Rating: Summary: A fascinating study of a noncompetitive society. Review: This book had a unique vantage point, in that it is an account of a forest society written by an Episcopal priest who became a social anthropologist after a stint of missionary work in the Phillipines. The exploration of the rainforest society, the Teduray, raises important questions about the fundamental principals of how WE live. The Teduray are a nonviolent society, and to learn how different their underlying guidning principles are from our own is both interesting and humbling. Mr. Schlegel writes a personal witness to this people, who were subsequently slaughtered in a land war after his period of study. He writes both as a scientist and as a man of the spirit, and shares a truly beautiful story in the process.

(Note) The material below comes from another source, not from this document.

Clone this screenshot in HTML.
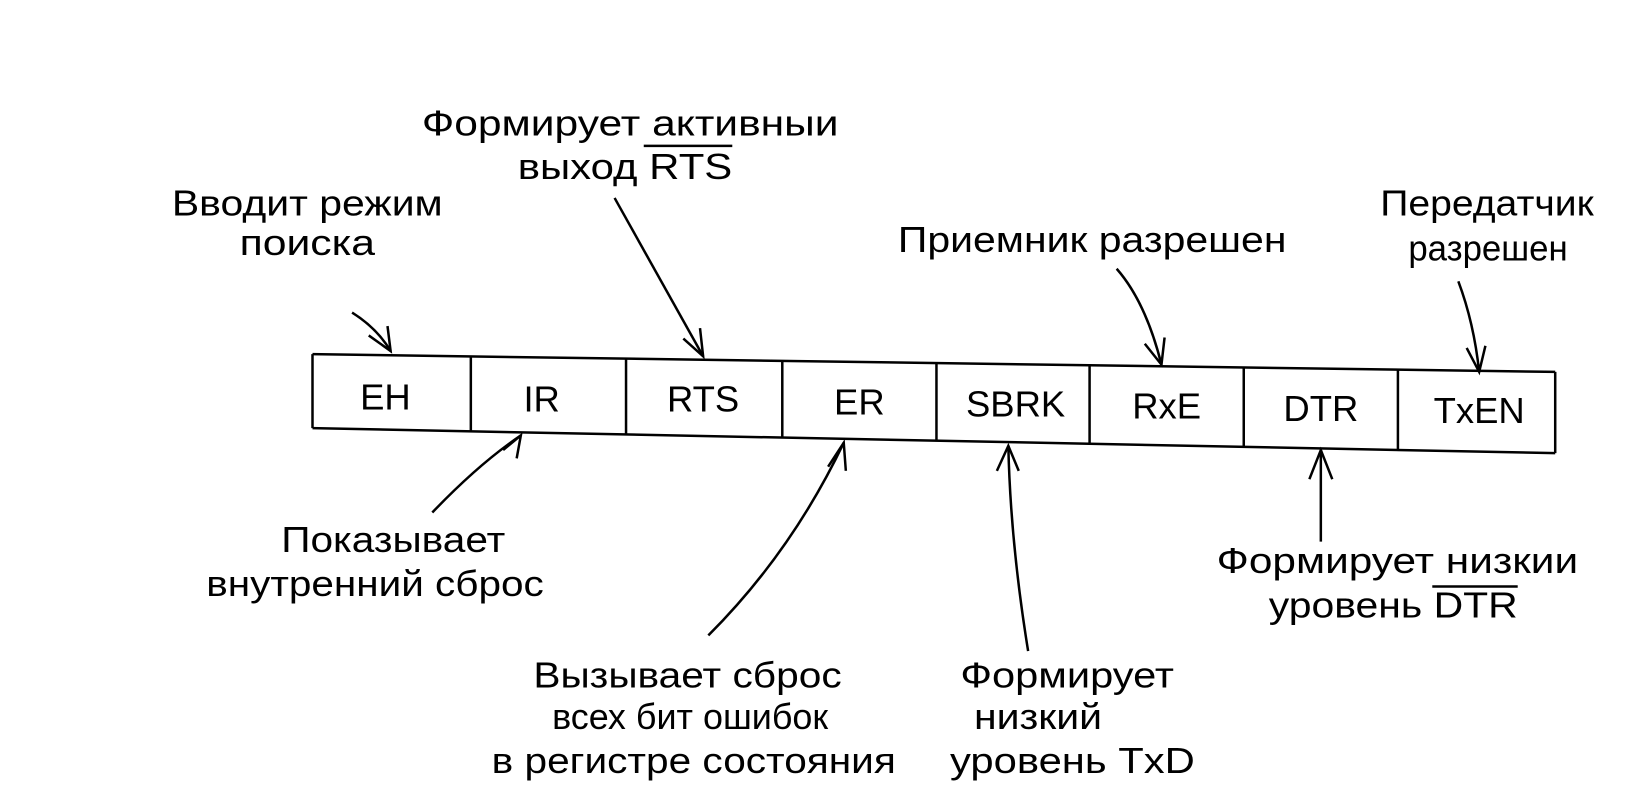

Rating: Summary: good choice for anthropology students Review: This is a very good, readable book. It depicts a culture in which helping others was the normal--not the charitable--thing to do. The mindset of the Teduray people of the Philippine rainforest, with whom the author Stuart Schlegel lived for years, is a world view that, sadly, seems almost unbelievable for people who are indoctrinated into a capitalistic system. It's like a splash of cold water in the face. Wouldn't it be nice for every Anthropology 101 student in the U.S. to experience this book, if for no other reason at all simply to face the fact that there are human mindsets possible that are not ruled by money, greed, scarcity, and conspicuous consumption?